The negative portrayal of Christianity and Christian converts is common in textbooks and media, it says. "Hate speech" against Christians is "widespread" in the media and public discourse.

The report also details the confiscation or transfer of ownership of more than 1,000 church properties since 2002, and the continued denial of legal personality to many Christian associations, preventing them from owning property in their own name or opening churches.

The Halki (Heybeliada) Theological Seminary has been closed since 1971, limiting the training of Orthodox clergy, the report notes. 

It quotes President Recep Tayyip Erdoğan’s 2019 statement, made in the presence of then US President Donald Trump, that the seminary would be reopened. Despite this, no steps towards reopening it have been taken.

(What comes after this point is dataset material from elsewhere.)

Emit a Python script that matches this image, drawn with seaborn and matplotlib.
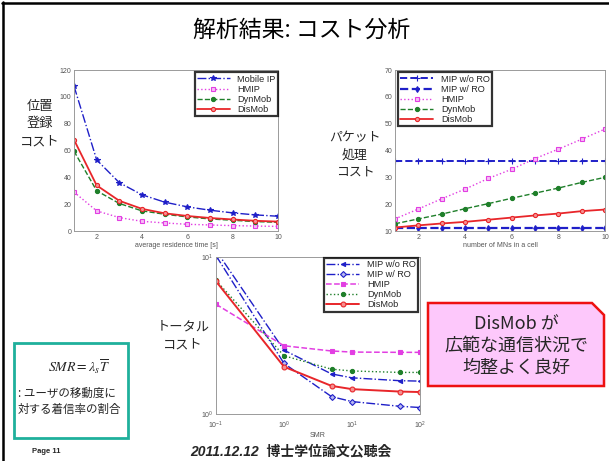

The report goes on to say that UNESCO should request an evaluation of the status of Christian heritage sites in Turkey, including Hagia Sophia, Chora, and Syriac monasteries. The Hagia Sophia was controversially made a mosque again in 2020.

"The ECLJ calls on Turkey to respect and protect its Christian citizens and residents, to uphold its obligations under the Treaty of Lausanne, the European Convention on Human Rights, and the International Covenant on Civil and Political Rights, and to guarantee genuine freedom of religion and belief for all," the report said. 

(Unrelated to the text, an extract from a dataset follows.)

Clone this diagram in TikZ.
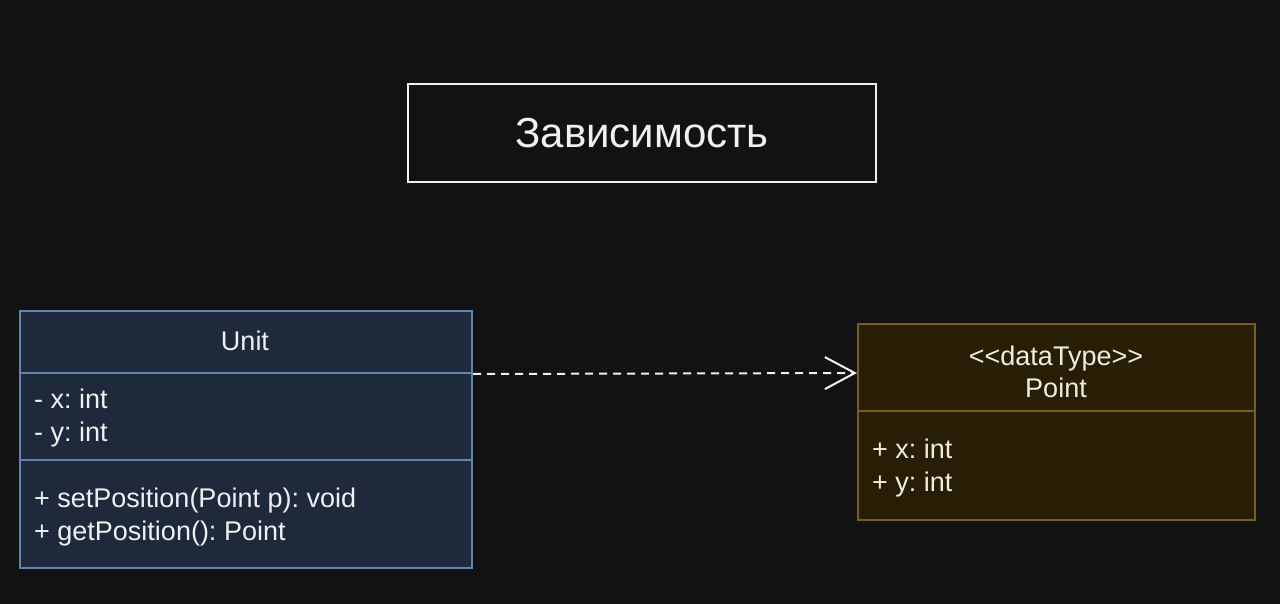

During his weekly audience on 24 November, Pope Leo XIV asked Catholics to accompany his journey with prayer, describing Turkey and Lebanon as “lands rich in history and spirituality”. Vatican Secretary of State Cardinal Pietro Parolin noted that Turkey remains “the cradle of Christianity” and underlined the importance of the Nicene Creed in defining core Christian doctrine.

The Pope’s programme includes a meeting with Ecumenical Patriarch Bartholomew I, spiritual leader of the world’s Orthodox Christians, and a visit to the site of the Nicaean Council in İznik. He will then travel onward to Lebanon.